Last Updated: March 12, 2013
Judicial Watch on August 29, 2012 it filed an amicus curiae brief with the United States Supreme Court in conjunction with the Allied Educational Foundation (AEF) asking the High Court to take the case to resolve a Virginia lawsuit involving the constitutional right of American citizens to obtain records from state governments(Mark J. McBurney, et al., Petitioners, v. Nathaniel L. Young, Deputy Commissioner and Director, Virginia Division of Child Support Enforcement, et al., Respondents (No. 12-17)). The lower court ruling at issue in the amicus brief, if allowed to remain in force, would prevent non-Virginians from gaining access to public records from Virginia state and local governments.

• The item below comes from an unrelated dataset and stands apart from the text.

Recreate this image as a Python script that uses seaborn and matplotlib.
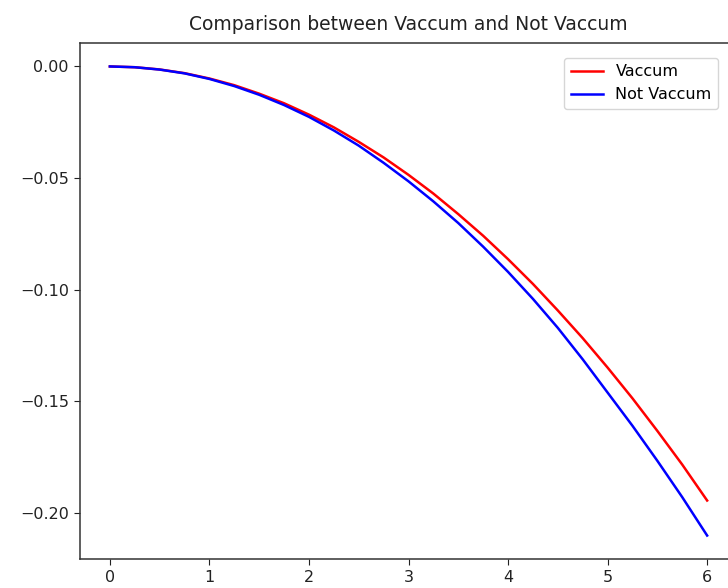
import matplotlib
matplotlib.use("Agg")
import matplotlib.pyplot as plt
import seaborn as sns
import pandas as pd

# values
t = [0, 0.25, 0.5, 0.75, 1, 1.25, 1.5, 1.75, 2, 2.25, 2.5, 2.75, 3,
     3.25, 3.5, 3.75, 4, 4.25, 4.5, 4.75, 5, 5.25, 5.5, 5.75, 6]
vaccum = [0, -0.00034, -0.00135, -0.0030, -0.0054, -0.0084, -0.0122,
          -0.0165, -0.0216, -0.0273, -0.0338, -0.0408, -0.0486,
          -0.0570, -0.0662, -0.0759, -0.0864, -0.0975, -0.1094,
          -0.1218, -0.1350, -0.1488, -0.1634, -0.1785, -0.1946]
not_vaccum = [0, -0.00035, -0.0014, -0.0031, -0.0056, -0.0088, -0.0127,
              -0.0173, -0.0226, -0.0287, -0.0355, -0.0432, -0.0515,
              -0.0605, -0.0702, -0.0808, -0.0921, -0.1042, -0.1172,
              -0.1313, -0.1462, -0.1611, -0.1768, -0.1931, -0.2103]

df = pd.DataFrame({
    "t": t * 2,
    "y": vaccum + not_vaccum,
    "series": ["Vaccum"] * len(t) + ["Not Vaccum"] * len(t),
})

fig = plt.figure(figsize=(7.28, 5.88), dpi=100)
ax = fig.add_axes([80 / 728, 1 - 559 / 588, 657 / 728, 516 / 588])

sns.lineplot(data=df, x="t", y="y", hue="series",
             palette={"Vaccum": "red", "Not Vaccum": "blue"},
             linewidth=1.8, ax=ax)

ax.set_title("Comparison between Vaccum and Not Vaccum", fontsize=13.5,
             color="#222222", pad=9)
ax.set_xlabel("")
ax.set_ylabel("")
ax.set_xticks(range(0, 7))
ax.set_yticks([0.0, -0.05, -0.10, -0.15, -0.20])
ax.set_yticklabels(["0.00", "\u22120.05", "\u22120.10", "\u22120.15", "\u22120.20"])
ax.tick_params(labelsize=11.5, length=4.5, colors="#222222")
for s in ax.spines.values():
    s.set_color("#333333")
    s.set_linewidth(1.1)

ax.legend(title=None, loc="upper right", fontsize=11.5,
          bbox_to_anchor=(726 / 728, 1 - 50 / 588), bbox_transform=fig.transFigure)

fig.savefig("out.png", dpi=100)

As Judicial Watch and AEF note in their brief, the Supreme Court must resolve the case as “there is a split between the U.S. Courts of Appeal for the Third and Fourth Circuits as to whether the right of access to public records is a ‘privilege and immunity’ under the U.S. Constitution.” (The Privileges and Immunity Clause states: “The Citizens of each State shall be entitled to all Privileges and Immunities of Citizens in the several States.”) The Third Circuit held that the right of access to public records is a “common law right.” However, the Fourth Circuit disagreed, ruling that the denial of records did not violate any constitutional right.

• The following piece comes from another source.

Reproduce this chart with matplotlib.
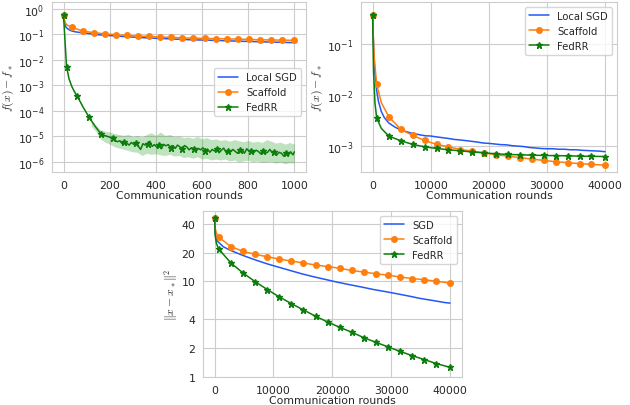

In their brief, Judicial Watch and the AEF maintain that state and local government records have bearing on issues of national interest and should therefore be subject to open records requests even if the requester is not a resident of the state receiving the open records request:
The right of access to public records pre-exists the formation of the Nation. In fact, the right of access to public records predates the development of the states. Individuals have always sought public records from city, county, and state governments to ensure that the people’s representatives are properly and positively maintaining democracies and adhering to good government principles.

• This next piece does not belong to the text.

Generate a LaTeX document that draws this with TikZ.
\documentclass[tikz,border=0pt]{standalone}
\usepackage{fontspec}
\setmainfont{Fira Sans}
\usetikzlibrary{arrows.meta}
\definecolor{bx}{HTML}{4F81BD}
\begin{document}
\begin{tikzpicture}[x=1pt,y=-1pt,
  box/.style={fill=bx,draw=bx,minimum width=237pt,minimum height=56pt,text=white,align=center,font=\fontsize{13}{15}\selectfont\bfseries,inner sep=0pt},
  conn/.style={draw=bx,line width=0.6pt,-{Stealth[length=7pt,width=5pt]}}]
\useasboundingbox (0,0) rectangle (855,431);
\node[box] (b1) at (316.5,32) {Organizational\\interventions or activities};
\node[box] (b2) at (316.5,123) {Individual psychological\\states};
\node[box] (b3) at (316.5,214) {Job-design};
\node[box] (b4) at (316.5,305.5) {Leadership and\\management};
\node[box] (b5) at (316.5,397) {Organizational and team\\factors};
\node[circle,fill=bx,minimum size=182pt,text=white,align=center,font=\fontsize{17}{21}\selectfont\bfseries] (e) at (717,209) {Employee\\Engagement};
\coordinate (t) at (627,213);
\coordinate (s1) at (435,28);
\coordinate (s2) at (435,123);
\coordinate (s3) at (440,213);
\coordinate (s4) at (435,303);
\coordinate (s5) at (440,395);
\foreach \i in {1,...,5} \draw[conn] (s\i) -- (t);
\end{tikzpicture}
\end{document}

If not overturned, the Fourth Circuit’s ruling will hinder, if not abolish, the people’s ability to monitor the workings of all governments. Because many policy decisions and activities of local governments are being debated or implemented in other localities across the Nation or effect the United States as a whole, the right of access to a public record not only sheds light on local government, but it also bears upon the vitality of the Nation as a single entity. For the foregoing reasons, Amici respectfully request that the petition for a writ of certiorari be granted.
The lawsuit in question involves Mark J. McBurney, a former resident of Virginia, who sought access to Virginia government records that relate to McBurney’s pursuit of child support payments from his ex-wife. Mr. McBurney’s ex-wife allegedly defaulted on her child support obligations. McBurney filed a Virginia FOIA request with the Division of Child Support Enforcement seeking “all emails, notes, files, memos, reports, policies, [and] opinions” pertaining to McBurney, his son, and his ex-wife, as well as “all documents regarding his application for child support” and information regarding the handling of child support claims. His intent was to determine the cause for the delay in child support payments.
The DCSE denied McBurney’s FOIA request on the grounds that the information was confidential and protected under Virginia law, and because McBurney was not a citizen of the Commonwealth of Virginia. (Mr. McBurney at the time of the filing resided in Rhode Island.) A second substantively identical request was also denied by DCSE solely on the grounds that McBurney was not a citizen of the Commonwealth, precipitating McBurney’s appeal to the U.S. Supreme Court.